SOURCE DATA>
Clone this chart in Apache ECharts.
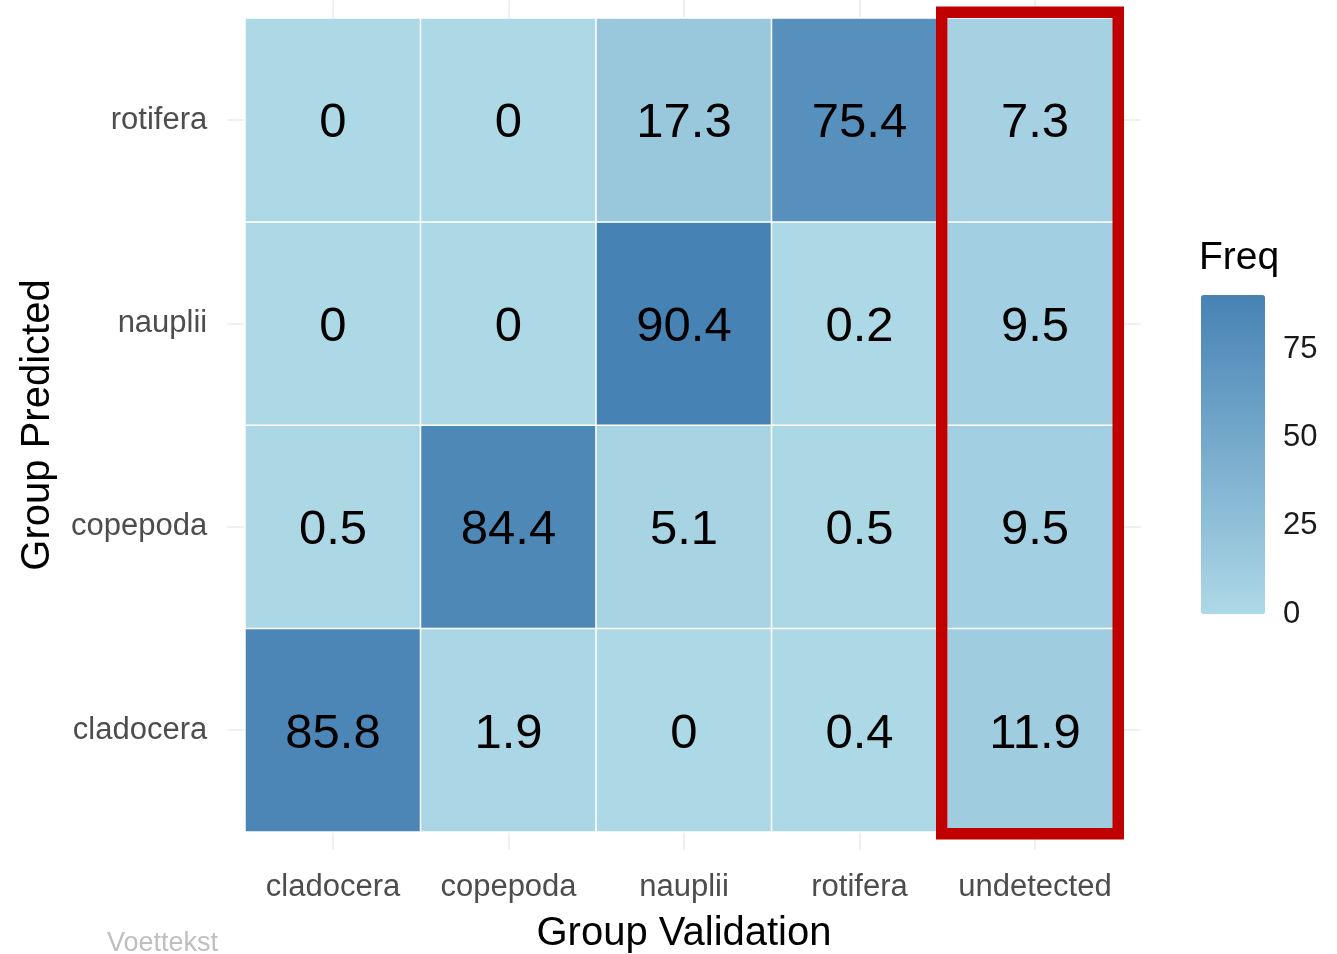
<!DOCTYPE html>
<html>
<head>
<meta charset="utf-8">
<title>Group Predicted vs Group Validation</title>
<script src="https://cdn.jsdelivr.net/npm/echarts@6/dist/echarts.min.js"></script>
<style>
  html, body { margin: 0; padding: 0; background: #fff; }
  #chart { width: 1337px; height: 954px; }
</style>
</head>
<body>
<div id="chart"></div>
<script>
// categories
const validationGroups = ['cladocera', 'copepoda', 'nauplii', 'rotifera', 'undetected']
const predictedGroups = ['cladocera', 'copepoda', 'nauplii', 'rotifera'] // bottom -> top

// Freq per predicted group, one value per validation group
const predCladocera = [85.8, 1.9, 0, 0.4, 11.9]
const predCopepoda  = [0.5, 84.4, 5.1, 0.5, 9.5]
const predNauplii   = [0, 0, 90.4, 0.2, 9.5]
const predRotifera  = [0, 0, 17.3, 75.4, 7.3]

const legendTicks = [0, 25, 50, 75]
const highlightColumn = 'undetected'

const rows = [predCladocera, predCopepoda, predNauplii, predRotifera]
const cells = []
rows.forEach((vals, yi) => vals.forEach((v, xi) => cells.push([xi, yi, v])))
const maxFreq = Math.max(...cells.map(c => c[2]))

const FONT = "Arial, 'Liberation Sans', sans-serif"
const tickGrey = '#ebebeb'

const chart = echarts.init(document.getElementById('chart'), null, { renderer: 'canvas' })

chart.setOption({
  animation: false,
  textStyle: { fontFamily: FONT },
  title: [
    { text: 'Freq', left: 1199, top: 239, padding: 0,
      textStyle: { fontSize: 39, fontWeight: 'normal', color: '#000', fontFamily: FONT } },
    { text: 'Voettekst', left: 107, top: 930, padding: 0,
      textStyle: { fontSize: 27, fontWeight: 'normal', color: '#bfbfbf', fontFamily: FONT } }
  ],
  grid: [
    { left: 245.25, right: 214.25, top: 18.3, bottom: 122.3, outerBoundsMode: 'none', containLabel: false },
    { left: 1201, top: 295, width: 64, height: 319, outerBoundsMode: 'none', containLabel: false }
  ],
  xAxis: [
    {
      type: 'category', data: validationGroups, gridIndex: 0, position: 'bottom',
      axisLine: { show: false },
      axisTick: { show: true, alignWithLabel: true, length: 18, lineStyle: { color: tickGrey, width: 1.5 } },
      axisLabel: { fontSize: 31, color: '#4d4d4d', margin: 40, interval: 0, fontFamily: FONT },
      splitLine: { show: false },
      name: 'Group Validation', nameLocation: 'middle', nameGap: 82,
      nameTextStyle: { fontSize: 40, color: '#000', fontFamily: FONT }
    },
    {
      type: 'category', data: validationGroups, gridIndex: 0, position: 'top',
      axisLine: { show: false },
      axisTick: { show: true, alignWithLabel: true, length: 18, lineStyle: { color: tickGrey, width: 1.5 } },
      axisLabel: { show: false }
    },
    { type: 'value', gridIndex: 1, show: false, min: 0, max: 1 }
  ],
  yAxis: [
    {
      type: 'category', data: predictedGroups, gridIndex: 0, position: 'left',
      axisLine: { show: false },
      axisTick: { show: true, alignWithLabel: true, length: 18, lineStyle: { color: tickGrey, width: 1.5 } },
      axisLabel: { fontSize: 31, color: '#4d4d4d', margin: 38, interval: 0, fontFamily: FONT,
                   padding: [7, 0, 0, 0] },
      name: 'Group Predicted', nameLocation: 'middle', nameGap: 187, nameRotate: 90,
      nameTextStyle: { fontSize: 40, color: '#000', fontFamily: FONT }
    },
    {
      type: 'category', data: predictedGroups, gridIndex: 0, position: 'right',
      axisLine: { show: false },
      axisTick: { show: true, alignWithLabel: true, length: 18, lineStyle: { color: tickGrey, width: 1.5 } },
      axisLabel: { show: false }
    },
    {
      // colour bar scale labels
      type: 'value', gridIndex: 1, position: 'right', min: 0, max: maxFreq,
      axisLine: { show: false },
      splitLine: { show: false },
      axisTick: { show: true, inside: true, length: 11, customValues: legendTicks,
                  lineStyle: { color: '#fff', width: 1.5 } },
      axisLabel: { fontSize: 31, color: '#1a1a1a', margin: 18, customValues: legendTicks, fontFamily: FONT,
                   padding: [10, 0, 0, 0] }
    },
    {
      type: 'value', gridIndex: 1, position: 'left', min: 0, max: maxFreq,
      axisLine: { show: false },
      splitLine: { show: false },
      axisTick: { show: true, inside: true, length: 11, customValues: legendTicks,
                  lineStyle: { color: '#fff', width: 1.5 } },
      axisLabel: { show: false }
    }
  ],
  visualMap: {
    type: 'continuous',
    seriesIndex: 0,
    min: 0, max: maxFreq,
    left: 1201, top: 295,
    itemWidth: 64, itemHeight: 319,
    padding: 0,
    calculable: false,
    showLabel: false,
    text: null,
    inRange: { color: ['#ADD8E6', '#4682B4'] }
  },
  series: [
    {
      type: 'heatmap',
      xAxisIndex: 0, yAxisIndex: 0,
      data: cells,
      itemStyle: { borderColor: '#fff', borderWidth: 1.5 },
      label: {
        show: true, color: '#000', fontSize: 49, fontFamily: FONT, offset: [0, 4],
        formatter: p => String(p.value[2])
      },
      emphasis: { disabled: true }
    },
    {
      // red box around the highlighted validation column
      type: 'custom',
      xAxisIndex: 0, yAxisIndex: 0,
      clip: false, silent: true, z: 10,
      data: [[validationGroups.indexOf(highlightColumn)]],
      renderItem: (params, api) => {
        const xi = api.value(0)
        const top = api.coord([xi, predictedGroups.length - 1])
        const bottom = api.coord([xi, 0])
        const size = api.size([1, 1])
        const x0 = top[0] - size[0] / 2 - 5.5
        const x1 = top[0] + size[0] / 2 - 4.5
        const y0 = top[1] - size[1] / 2 - 6
        const y1 = bottom[1] + size[1] / 2 + 2
        return {
          type: 'rect',
          shape: { x: x0, y: y0, width: x1 - x0, height: y1 - y0 },
          style: { fill: 'none', stroke: '#c00000', lineWidth: 11.5 }
        }
      }
    }
  ]
})

window.addEventListener('resize', () => chart.resize())
</script>
</body>
</html>
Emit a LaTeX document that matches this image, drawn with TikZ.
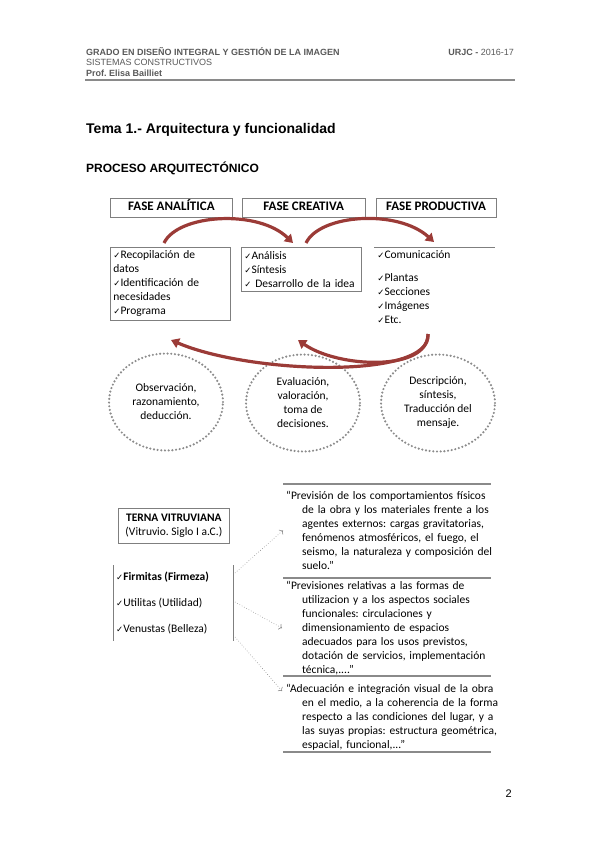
\documentclass[tikz,border=0pt]{standalone}
\usepackage{fontspec}
\setmainfont{Carlito}
\newfontfamily\arialfont{Liberation Sans}
\newfontfamily\symfont{DejaVu Sans}
\usetikzlibrary{arrows.meta,positioning,shapes.geometric,calc}
\definecolor{headgray}{HTML}{595959}
\definecolor{boxgray}{HTML}{7F7F7F}
\definecolor{arrowred}{HTML}{9B3B37}
\definecolor{dotgray}{HTML}{8C8C8C}
\definecolor{rulegray}{HTML}{8A8A8A}
\newcommand{\chk}{{\symfont\fontsize{8.5}{8.5}\selectfont ✓}}
\newcommand{\hang}{\hspace*{16pt}}
\frenchspacing

\begin{document}
\begin{tikzpicture}[
  x=1pt, y=-1pt,
  body/.style={font=\fontsize{11.5}{14}\selectfont},
  header/.style={
    font=\arialfont\fontsize{9}{10}\selectfont,
    text=headgray,
    inner sep=0pt,
    anchor=base west
  },
  phase/.style={
    rectangle,
    draw=boxgray,
    line width=0.8pt,
    minimum height=19pt,
    text height=9.5pt,
    text depth=2.5pt,
    inner sep=0pt,
    anchor=north west,
    font=\bfseries\fontsize{13}{15}\selectfont
  },
  listbox/.style={
    rectangle,
    draw=boxgray,
    line width=0.8pt,
    body,
    align=left,
    inner sep=3pt,
    anchor=north west
  },
  idea/.style={
    ellipse,
    draw=dotgray,
    line width=2.4pt,
    line cap=round,
    dash pattern=on 0pt off 3.7pt,
    minimum width=114pt,
    minimum height=97pt,
    inner sep=0pt,
    body,
    align=center
  },
  quote/.style={body,inner sep=0pt,anchor=north west,text width=216pt,align=left},
  item/.style={body,inner sep=0pt,anchor=west},
  boxline/.style={draw=boxgray,line width=0.8pt},
  rule/.style={draw=rulegray,line width=1.2pt},
  flow/.style={draw=arrowred,line width=3.2pt,-{Triangle[length=8pt,width=10pt]}},
  link/.style={draw=dotgray,line width=0.6pt,dotted,-{To[length=3pt]}}
]
\useasboundingbox (0,0) rectangle (599,848);

% page header
\node[header] (grado) at (86,55.5) {\bfseries GRADO EN DISEÑO INTEGRAL Y GESTIÓN DE LA IMAGEN};
\node[header,anchor=base east] (curso) at (514,55.5) {\bfseries URJC - \mdseries 2016-17};
\node[header] (asignatura) at (86,66) {SISTEMAS CONSTRUCTIVOS};
\node[header] (profesora) at (86,76.5) {\bfseries Prof. Elisa Bailliet};
\draw[rule] (85,80) -- (515,80);

\node[anchor=base west,inner sep=0pt,font=\arialfont\bfseries\fontsize{14}{16}\selectfont] (tema) at (86,133) {Tema 1.- Arquitectura y funcionalidad};
\node[anchor=base west,inner sep=0pt,font=\arialfont\bfseries\fontsize{12}{14}\selectfont] (proceso) at (86,172) {PROCESO ARQUITECTÓNICO};

% phases
\node[phase,minimum width=122pt] (analitica) at (110,197.5) {FASE ANALÍTICA};
\node[phase,minimum width=123pt,right=9pt of analitica] (creativa) {FASE CREATIVA};
\node[phase,minimum width=120pt,right=10pt of creativa] (productiva) {FASE PRODUCTIVA};

\node[listbox,text width=114pt,minimum height=73pt] (analisisbox) at (110,247)
  {\chk Recopilación de\\datos\\\chk Identificación de\\necesidades\\\chk Programa};
\node[listbox,text width=114pt,minimum height=44pt] (creativabox) at (241,247)
  {\chk Análisis\\\chk Síntesis\\\chk{} Desarrollo de la idea};
\node[listbox,draw=none,text width=114pt] (productivabox) at (374,247)
  {\chk Comunicación\\[9pt]\chk Plantas\\\chk Secciones\\\chk Imágenes\\\chk Etc.};
\draw[boxline] (productivabox.north west) -- (productivabox.north east);

% curved arrows
\coordinate (tailA) at (164,243);
\coordinate (tipB) at (293,243);
\coordinate (tailB) at (306,243);
\coordinate (tipC) at (434,242);
\draw[flow] (tailA) .. controls (178,214) and (258,209) .. (tipB);
\draw[flow] (tailB) .. controls (320,214) and (398,209) .. (tipC);

% ways of thinking
\node[idea] (observacion) at (166,402) {Observación,\\razonamiento,\\deducción.};
\node[idea] (evaluacion) at (303,403) {Evaluación,\\valoración,\\toma de\\decisiones.};
\node[idea] (descripcion) at (438,403) {Descripción,\\síntesis,\\Traducción del\\mensaje.};

\coordinate (tailC) at (428,334);
\coordinate (tipObs) at (171,340);
\coordinate (tipEval) at (298,340);
\draw[flow] (tailC) .. controls (432,380) and (250,374) .. (tipObs);
\draw[flow] (tailC) .. controls (428,372) and (338,368) .. (tipEval);

% terna vitruviana
\node[rectangle,draw=boxgray,line width=0.8pt,body,align=center,minimum width=111pt,
  minimum height=35pt,inner sep=2pt,anchor=north west] (terna) at (118,508)
  {\textbf{TERNA VITRUVIANA}\\(Vitruvio. Siglo I a.C.)};

\node[item] (firmitas) at (116,577) {\bfseries\chk Firmitas (Firmeza)};
\node[item] (utilitas) at (116,603) {\chk Utilitas (Utilidad)};
\node[item] (venustas) at (116,629) {\chk Venustas (Belleza)};
\coordinate (listtopL) at (113,565);
\coordinate (listbotL) at (113,641);
\coordinate (listtopR) at (233,565);
\coordinate (listbotR) at (233,641);
\draw[boxline] (listtopL) -- (listbotL);
\draw[boxline] (listtopR) -- (listbotR);

% quotations
\draw[rule] (283,484) -- (491,484);
\node[quote] (fisica) at (286,491)
  {“Previsión de los comportamientos físicos\\\hang de la obra y los materiales frente a los\\
  \hang agentes externos: cargas gravitatorias,\\\hang fenómenos atmosféricos, el fuego, el\\
  \hang seismo, la naturaleza y composición del\\\hang suelo.”};
\draw[rule] (283,578) -- (491,578);
\node[quote] (funcion) at (286,581)
  {“Previsiones relativas a las formas de\\\hang utilizacion y a los aspectos sociales\\
  \hang funcionales: circulaciones y\\\hang dimensionamiento de espacios\\
  \hang adecuados para los usos previstos,\\\hang dotación de servicios, implementación\\
  \hang técnica,....”};
\draw[rule] (283,676) -- (491,676);
\node[quote] (adecuacion) at (286,684)
  {“Adecuación e integración visual de la obra\\\hang en el medio, a la coherencia de la forma\\
  \hang respecto a las condiciones del lugar, y a\\\hang las suyas propias: estructura geométrica,\\
  \hang espacial, funcional,...”};
\draw[rule] (283,752) -- (491,752);

\draw[link] ($(firmitas -| listtopR)+(2,-4)$) -- ($(fisica.west)+(-3,0)$);
\draw[link] ($(utilitas -| listtopR)+(2,-1)$) -- ($(funcion.west)+(-4,0)$);
\draw[link] ($(listbotR)+(2,-4)$) -- ($(adecuacion.north west)+(-4,7)$);

\node[anchor=base east,inner sep=0pt,font=\arialfont\fontsize{11}{12}\selectfont] (pagina) at (512,797) {2};
\end{tikzpicture}
\end{document}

GIVEN INSTRUCTION> List each line holding the string "this".

THE RESULT>
Clone this chart in Apache ECharts.
Emit a LaTeX document that matches this image, drawn with TikZ.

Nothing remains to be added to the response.